This week I've been surrounded by plans.  Normal plans, like the plan for the next semester of school, and plans for my summer, and plans for when I'll get around to doing my taxes.  And in the midst of all that there are plans for Pastor Hollie's arrival and for the next steps in calling a long-term pastor for Light of the World.  So I probably shouldn't have been surprised when Barb asked me "So.  Does God have a plan for each of us?"  And I can't blame her.  Because I'd like to know.  Is there something I was made for?  Does God have a plan for everyone, even before they're born?  Does God have a plan for Light of the World?

Well, yes.  And no.  But yes.  But also no.

I should back up.

Here’s the background on Jeremiah.  We don’t know how old Jeremiah was when he heard the voice of God.  Our guess is between thirteen and seventeen.  So it’s best if, when you think of Jeremiah, you visualize one of our confirmation kids.

So the word of God comes to the teenage Jeremiah and says, "You.  I chose you before you even knew how to breathe.  I made you to be a prophet to my people."  Jeremiah says, “I can’t, I’m too young; I don’t know how to speak for you.”  God says, “Don’t worry about this.  I’ll be with you.  Don’t be afraid.”

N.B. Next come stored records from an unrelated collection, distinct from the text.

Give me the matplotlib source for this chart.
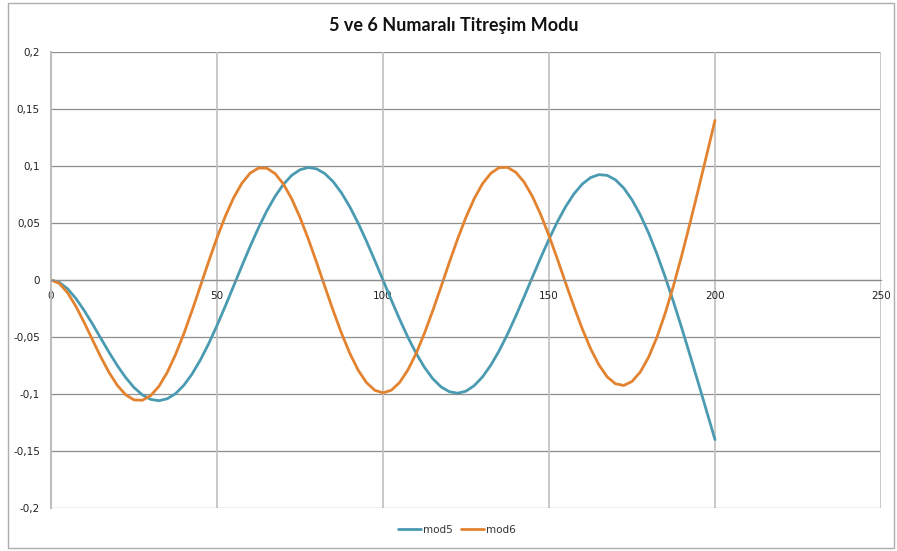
import numpy as np
import matplotlib
matplotlib.use("Agg")
import matplotlib.pyplot as plt
from matplotlib.patches import Rectangle

# konum (0..200, adim 2.5)
x = np.arange(0, 200.01, 2.5)

mod5 = [0.0, -0.0021, -0.0077, -0.0162, -0.0268, -0.0386, -0.0511, -0.0635,
        -0.0752, -0.0856, -0.0943, -0.1007, -0.1047, -0.1059, -0.1042, -0.0997,
        -0.0924, -0.0824, -0.0701, -0.0558, -0.0399, -0.0229, -0.0053, 0.0124,
        0.0296, 0.0458, 0.0606, 0.0734, 0.0839, 0.0918, 0.0967, 0.0987,
        0.0975, 0.0933, 0.0862, 0.0764, 0.0642, 0.0500, 0.0342, 0.0173,
        -0.0001, -0.0175, -0.0344, -0.0502, -0.0644, -0.0767, -0.0866, -0.0938,
        -0.0980, -0.0993, -0.0975, -0.0926, -0.0849, -0.0746, -0.0620, -0.0475,
        -0.0316, -0.0148, 0.0025, 0.0195, 0.0358, 0.0509, 0.0643, 0.0755,
        0.0841, 0.0898, 0.0924, 0.0918, 0.0879, 0.0807, 0.0704, 0.0571,
        0.0412, 0.0229, 0.0026, -0.0192, -0.0423, -0.0662, -0.0906, -0.1153,
        -0.1400]

mod6 = [0.0, -0.0030, -0.0112, -0.0231, -0.0373, -0.0525, -0.0675, -0.0812,
        -0.0925, -0.1007, -0.1052, -0.1055, -0.1015, -0.0933, -0.0811, -0.0655,
        -0.0472, -0.0268, -0.0053, 0.0163, 0.0370, 0.0559, 0.0721, 0.0849,
        0.0938, 0.0982, 0.0981, 0.0933, 0.0842, 0.0712, 0.0549, 0.0360,
        0.0154, -0.0059, -0.0269, -0.0467, -0.0643, -0.0790, -0.0899, -0.0967,
        -0.0990, -0.0967, -0.0899, -0.0789, -0.0643, -0.0466, -0.0268, -0.0058,
        0.0156, 0.0362, 0.0551, 0.0715, 0.0846, 0.0937, 0.0986, 0.0988,
        0.0945, 0.0859, 0.0733, 0.0574, 0.0388, 0.0186, -0.0025, -0.0232,
        -0.0427, -0.0601, -0.0743, -0.0849, -0.0910, -0.0925, -0.0890, -0.0807,
        -0.0677, -0.0503, -0.0292, -0.0050, 0.0217, 0.0502, 0.0797, 0.1098,
        0.1400]

xticks = [0, 50, 100, 150, 200, 250]
yticks = [-0.2, -0.15, -0.1, -0.05, 0, 0.05, 0.1, 0.15, 0.2]
ylabels = ['-0,2', '-0,15', '-0,1', '-0,05', '0', '0,05', '0,1', '0,15', '0,2']

plt.rcParams['font.family'] = ['DejaVu Sans']

fig = plt.figure(figsize=(8.97, 5.51), dpi=100)
ax = fig.add_axes([51 / 897, 43 / 551, 830 / 897, 456 / 551])

# dis cerceve
fig.patches.append(Rectangle((8 / 897, 3 / 551), 886 / 897, 545 / 551,
                             transform=fig.transFigure, fill=False,
                             edgecolor='#ADADAD', linewidth=1.0))

ax.plot(x, mod5, color='#4A9BB1', linewidth=2.0, label='mod5', solid_capstyle='round')
ax.plot(x, mod6, color='#E3822F', linewidth=2.0, label='mod6', solid_capstyle='round')

ax.set_xlim(0, 250)
ax.set_ylim(-0.2, 0.2)
ax.set_xticks(xticks)
ax.set_yticks(yticks)
ax.set_yticklabels(ylabels)

for yv in yticks:
    ax.axhline(yv, color='#8E8E8E', linewidth=0.9, zorder=0)
for xv in xticks[1:]:
    ax.axvline(xv, color='#C4C4C4', linewidth=1.3, zorder=0)

for s in ['top', 'right']:
    ax.spines[s].set_visible(False)
ax.spines['left'].set_color('#BEBEBE')
ax.spines['left'].set_linewidth(1.5)
ax.spines['bottom'].set_position(('data', 0))
ax.spines['bottom'].set_color('#8E8E8E')
ax.spines['bottom'].set_linewidth(0.9)

ax.tick_params(axis='both', length=0, labelsize=7.5, colors='#222222')
ax.tick_params(axis='y', pad=8)
ax.tick_params(axis='x', pad=8)

fig.text(454 / 897, 1 - 25 / 551, '5 ve 6 Numaralı Titreşim Modu', ha='center', va='center',
         fontsize=13, fontweight='bold', family=['Lato', 'DejaVu Sans'], color='#111111')

ax.legend(loc='center', bbox_to_anchor=(457 / 897, 1 - 530 / 551), bbox_transform=fig.transFigure,
          ncol=2, frameon=False, fontsize=7.5, handlelength=2.2, handletextpad=0.2,
          columnspacing=0.8, labelcolor='#333333')

fig.savefig('out.png', dpi=100)
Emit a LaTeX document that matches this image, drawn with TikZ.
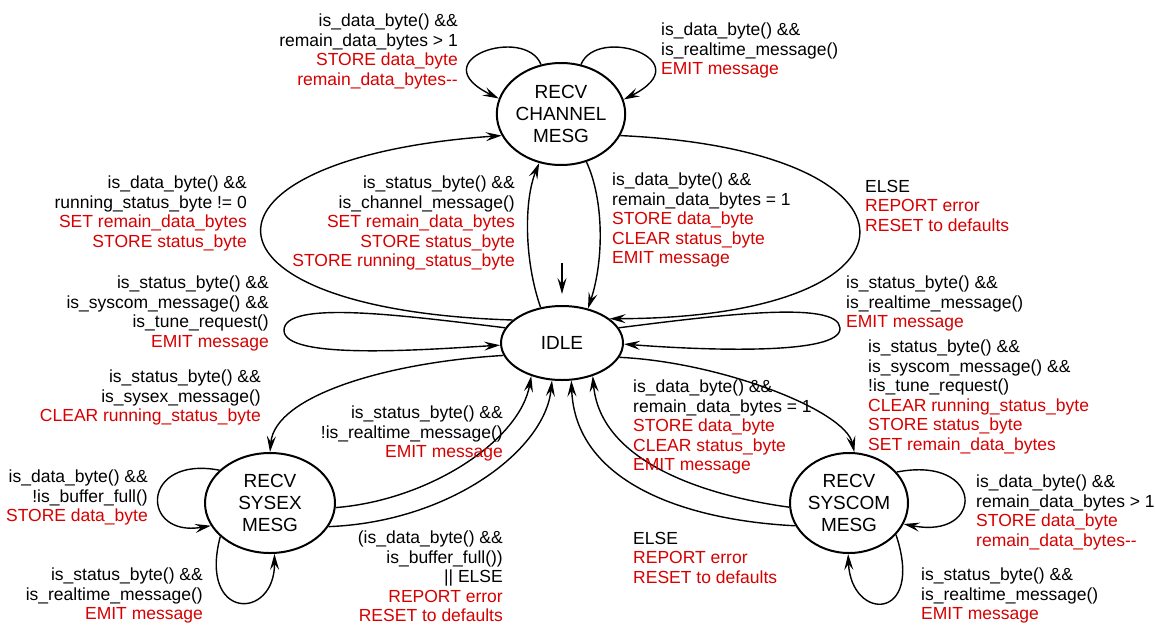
\documentclass[tikz,border=0pt]{standalone}
\usepackage{fontspec}
\setmainfont{Liberation Sans}
\usetikzlibrary{arrows.meta,shapes.geometric}
\definecolor{lblred}{RGB}{215,0,0}
\newcommand{\rt}[1]{\textcolor{lblred}{#1}}
\begin{document}
\begin{tikzpicture}[x=1pt,y=-1pt,
  state/.style={ellipse,draw,line width=2pt,inner sep=0pt,align=center,font=\fontsize{19}{22}\selectfont},
  tr/.style={line width=1.4pt,-{Stealth[length=16pt,width=9pt,inset=6pt]}},
  lblL/.style={anchor=north west,inner sep=0pt,align=left,font=\fontsize{17.5}{19.5}\selectfont},
  lblR/.style={anchor=north east,inner sep=0pt,align=right,font=\fontsize{17.5}{19.5}\selectfont}]
\useasboundingbox (0,0) rectangle (1155,624);
\fill[white] (0,0) rectangle (1155,624);

% states
\node[state,minimum width=128pt,minimum height=102pt] (CH) at (561,114) {RECV\\CHANNEL\\MESG};
\node[state,minimum width=122pt,minimum height=74pt] (IDLE) at (562,343) {IDLE};
\node[state,minimum width=130pt,minimum height=100pt] (SX) at (270,503) {RECV\\SYSEX\\MESG};
\node[state,minimum width=118pt,minimum height=100pt] (SC) at (849,503) {RECV\\SYSCOM\\MESG};

% start arrow
\coordinate (s0) at (562,263);
\draw[tr,shorten >=11pt] (s0) -- (IDLE);

% CH self loops
\draw[tr] (CH.112) .. controls (525,25) and (420,60) .. (CH.166);
\draw[tr] (CH.68) .. controls (597,25) and (702,60) .. (CH.13);
% IDLE <-> CH
\draw[tr] (IDLE.155) .. controls (180,310) and (180,158) .. (CH.200);
\draw[tr] (IDLE.121) .. controls (524,260) and (524,200) .. (CH.246);
\draw[tr] (CH.298) .. controls (604,200) and (604,260) .. (IDLE.53);
\draw[tr] (CH.340) .. controls (940,150) and (940,318) .. (IDLE.27);
% IDLE self loops
\draw[tr] (IDLE.165) .. controls (400,315) and (285,300) .. (284,330) .. controls (283,360) and (420,350) .. (IDLE.182);
\draw[tr] (IDLE.15) .. controls (720,315) and (838,300) .. (840,328) .. controls (842,356) and (700,350) .. (IDLE.359);
% IDLE <-> SX
\draw[tr] (IDLE.192) .. controls (390,362) and (275,395) .. (SX.90);
\draw[tr] (SX.356) .. controls (430,500) and (520,440) .. (IDLE.227);
\draw[tr] (SX.338) .. controls (450,522) and (545,450) .. (IDLE.255);
% IDLE <-> SC
\draw[tr] (IDLE.346) .. controls (720,362) and (845,410) .. (SC.84);
\draw[tr] (SC.184) .. controls (700,495) and (600,460) .. (IDLE.313);
\draw[tr] (SC.203) .. controls (680,520) and (575,480) .. (IDLE.284);
% SX self loops
\draw[tr] (SX.147) .. controls (140,455) and (140,538) .. (SX.201);
\draw[tr] (SX.214) .. controls (198,621) and (275,621) .. (SX.275);
% SC self loops
\draw[tr] (SC.33) .. controls (985,455) and (985,540) .. (SC.339);
\draw[tr] (SC.326) .. controls (925,622) and (851,622) .. (SC.269);

% labels
\node[lblR] (l1) at (458,14) {is\_data\_byte() \&\&\\remain\_data\_bytes > 1\\\rt{STORE data\_byte}\\\rt{remain\_data\_bytes-{}-}};
\node[lblL] (l2) at (661,23) {is\_data\_byte() \&\&\\is\_realtime\_message()\\\rt{EMIT message}};
\node[lblR] (l3) at (247,176) {is\_data\_byte() \&\&\\running\_status\_byte != 0\\\rt{SET remain\_data\_bytes}\\\rt{STORE status\_byte}};
\node[lblR] (l4) at (515,176) {is\_status\_byte() \&\&\\is\_channel\_message()\\\rt{SET remain\_data\_bytes}\\\rt{STORE status\_byte}\\\rt{STORE running\_status\_byte}};
\node[lblL] (l5) at (612,173) {is\_data\_byte() \&\&\\remain\_data\_bytes = 1\\\rt{STORE data\_byte}\\\rt{CLEAR status\_byte}\\\rt{EMIT message}};
\node[lblL] (l6) at (865,180) {ELSE\\\rt{REPORT error}\\\rt{RESET to defaults}};
\node[lblR] (l7) at (269,276) {is\_status\_byte() \&\&\\is\_syscom\_message() \&\&\\is\_tune\_request()\\\rt{EMIT message}};
\node[lblL] (l8) at (846,276) {is\_status\_byte() \&\&\\is\_realtime\_message()\\\rt{EMIT message}};
\node[lblR] (l9) at (261,370) {is\_status\_byte() \&\&\\is\_sysex\_message()\\\rt{CLEAR running\_status\_byte}};
\node[lblR] (l10) at (503,406) {is\_status\_byte() \&\&\\!is\_realtime\_message()\\\rt{EMIT message}};
\node[lblR] (l11) at (148,470) {is\_data\_byte() \&\&\\!is\_buffer\_full()\\\rt{STORE data\_byte}};
\node[lblR] (l12) at (203,568) {is\_status\_byte() \&\&\\is\_realtime\_message()\\\rt{EMIT message}};
\node[lblR] (l13) at (503,531) {(is\_data\_byte() \&\&\\is\_buffer\_full())\\|| ELSE\\\rt{REPORT error}\\\rt{RESET to defaults}};
\node[lblL] (l14) at (868,340) {is\_status\_byte() \&\&\\is\_syscom\_message() \&\&\\!is\_tune\_request()\\\rt{CLEAR running\_status\_byte}\\\rt{STORE status\_byte}\\\rt{SET remain\_data\_bytes}};
\node[lblL] (l15) at (633,380) {is\_data\_byte() \&\&\\remain\_data\_bytes = 1\\\rt{STORE data\_byte}\\\rt{CLEAR status\_byte}\\\rt{EMIT message}};
\node[lblL] (l16) at (633,532) {ELSE\\\rt{REPORT error}\\\rt{RESET to defaults}};
\node[lblL] (l17) at (976,475) {is\_data\_byte() \&\&\\remain\_data\_bytes > 1\\\rt{STORE data\_byte}\\\rt{remain\_data\_bytes-{}-}};
\node[lblL] (l18) at (921,568) {is\_status\_byte() \&\&\\is\_realtime\_message()\\\rt{EMIT message}};
\end{tikzpicture}
\end{document}
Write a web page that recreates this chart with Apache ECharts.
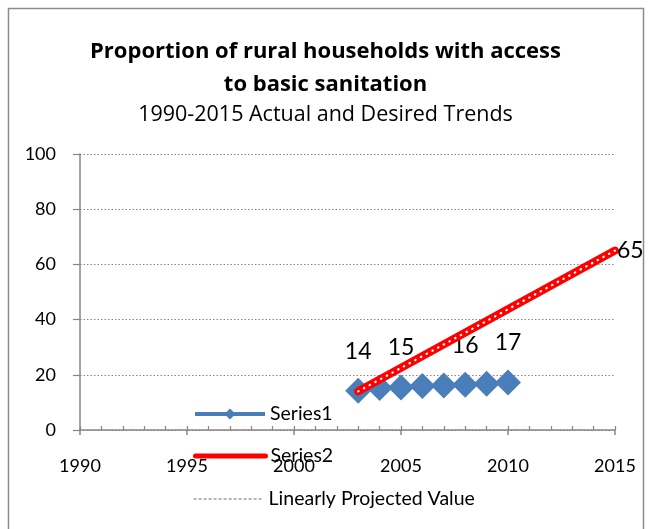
<!DOCTYPE html>
<html>
<head>
<meta charset="utf-8">
<script src="https://cdn.jsdelivr.net/npm/echarts@6/dist/echarts.min.js"></script>
<style>html,body{margin:0;padding:0;background:#fff}#c{width:651px;height:529px}</style>
</head>
<body>
<div id="c"></div>
<script>
var titleLines = ['Proportion of rural households with access', 'to basic sanitation'];
var subtitle = '1990-2015 Actual and Desired Trends';
var yTicks = [0, 20, 40, 60, 80, 100];
var xTicks = [1990, 1995, 2000, 2005, 2010, 2015];
var s1Years = [2003, 2004, 2005, 2006, 2007, 2008, 2009, 2010];
var s1Values = [14.2, 15.2, 15.4, 15.9, 16.1, 16.4, 16.8, 17.2];
var s1LabelYears = [2003, 2005, 2008, 2010];
var s2Years = [2003, 2015];
var s2Values = [14, 65];
var s2LabelYears = [2015];
var seriesNames = ['Series1', 'Series2', 'Linearly Projected Value'];

var FONT = 'Lato';
var TFONT = 'Open Sans';
var chart = echarts.init(document.getElementById('c'));

var s1Data = s1Years.map(function (y, i) {
  return { value: [y, s1Values[i]], label: { show: s1LabelYears.indexOf(y) >= 0 } };
});
var s2Data = s2Years.map(function (y, i) {
  return { value: [y, s2Values[i]], label: { show: s2LabelYears.indexOf(y) >= 0 } };
});
var s2Plain = s2Years.map(function (y, i) { return [y, s2Values[i]]; });

var legendBase = {
  left: 193, itemWidth: 70, itemHeight: 14, itemGap: 5, padding: 0,
  textStyle: { fontFamily: FONT, fontSize: 19.5, color: '#000' },
  selectedMode: false
};
var hiddenSymbol = { color: 'rgba(0,0,0,0)', borderWidth: 0, opacity: 0 };

chart.setOption({
  animation: false,
  title: [
    { text: titleLines.join('\n'), left: 'center', top: 30,
      textStyle: { fontFamily: TFONT, fontSize: 22, fontWeight: 'bold', color: '#000', lineHeight: 33 } },
    { text: subtitle, left: 'center', top: 95,
      textStyle: { fontFamily: TFONT, fontSize: 21.5, fontWeight: 'normal', color: '#000', lineHeight: 30 } }
  ],
  graphic: [{ type: 'rect', shape: { x: 8.5, y: 8.5, width: 635, height: 540 },
    style: { fill: 'none', stroke: '#8c8c8c', lineWidth: 1.5 }, silent: true }],
  legend: [
    Object.assign({}, legendBase, { data: [seriesNames[0]], top: 404,
      lineStyle: { color: '#4A7EBB', width: 4 } }),
    Object.assign({}, legendBase, { data: [seriesNames[1]], top: 446,
      lineStyle: { color: '#FF0000', width: 5 }, itemStyle: hiddenSymbol }),
    Object.assign({}, legendBase, { data: [seriesNames[2]], top: 489,
      lineStyle: { color: '#6f6f6f', width: 1.2, type: [3, 2] }, itemStyle: hiddenSymbol })
  ],
  grid: { left: 80, right: 36, top: 154, bottom: 99, containLabel: false },
  xAxis: [
    { type: 'value', min: xTicks[0], max: xTicks[xTicks.length - 1], interval: 5,
      axisLine: { show: true, lineStyle: { color: '#868686', width: 1.5 } },
      axisTick: { show: true, inside: false, length: 5, lineStyle: { color: '#868686', width: 1.5 } },
      axisLabel: { margin: 27, fontFamily: FONT, fontSize: 18, color: '#000',
        formatter: function (v) { return String(v); } },
      splitLine: { show: false } },
    { type: 'value', min: xTicks[0], max: xTicks[xTicks.length - 1], interval: 1, position: 'bottom',
      axisLine: { show: false },
      axisTick: { show: true, inside: true, length: 4, lineStyle: { color: '#868686', width: 1.2 } },
      axisLabel: { show: false }, splitLine: { show: false } }
  ],
  yAxis: {
    type: 'value', min: yTicks[0], max: yTicks[yTicks.length - 1], interval: 20,
    axisLine: { show: true, lineStyle: { color: '#868686', width: 1.5 } },
    axisTick: { show: true, inside: false, length: 7, lineStyle: { color: '#868686', width: 1.2 } },
    axisLabel: { margin: 24, fontFamily: FONT, fontSize: 18, color: '#000' },
    splitLine: { show: true, lineStyle: { color: '#868686', type: [1.5, 2], width: 1 } }
  },
  series: [
    { name: seriesNames[0], type: 'line', data: s1Data, symbol: 'diamond', symbolSize: 26,
      lineStyle: { color: '#4A7EBB', width: 4 }, itemStyle: { color: '#4A7EBB' },
      label: { position: 'top', distance: 15, fontFamily: FONT, fontSize: 23, color: '#000',
        formatter: function (p) { return Math.round(p.value[1]); } },
      z: 2 },
    { name: seriesNames[1], type: 'line', data: s2Data, symbol: 'none', showSymbol: false,
      lineStyle: { color: '#FF0000', width: 8, cap: 'round' }, itemStyle: { color: '#FF0000' },
      label: { show: false }, endLabel: { show: true, fontFamily: FONT, fontSize: 23, color: '#000', distance: 2,
        formatter: function (p) { return Math.round(p.value[1]); } },
      z: 3 },
    { name: 'Series2-dots', type: 'line', data: s2Plain, symbol: 'none',
      lineStyle: { color: '#ffffff', width: 2.2, type: [0.5, 6], cap: 'round' }, z: 4, silent: true },
    { name: seriesNames[2], type: 'line', data: [], symbol: 'none',
      lineStyle: { color: '#6f6f6f', width: 1.2, type: [3, 2] }, itemStyle: { color: '#6f6f6f' } }
  ]
});
</script>
</body>
</html>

And then immediately follows that with:  “You are going to be a destroyer of nations.  You are going to pluck up and pull down; you will destroy and overthrow.”

Well, no wonder Jeremiah said no.

See, being called to be a prophet in Israel is not a good gig.  This is not a multi-million-dollar salary, tour-the-world, meet the President, go on CNN kind of deal.  Prophet is not a desired career path.  A prophet in Israel is the bringer of bad news.  A prophet is the one who stands up against religious leaders and kings, who says, “We’ve forgotten to trust God.  We’ve forgotten to take care of each other.  We’ve lost God’s protection, and we’ve lost the community.  We are in serious, serious danger.”

Sound familiar?  Isaiah was called to the same cry:  “Israel!  Stop.  Stop putting your trust in idols and false gods.  Stop oppressing the alien, and the orphan, and the widow.  Act justly with one another.  Remember what God has done for us.”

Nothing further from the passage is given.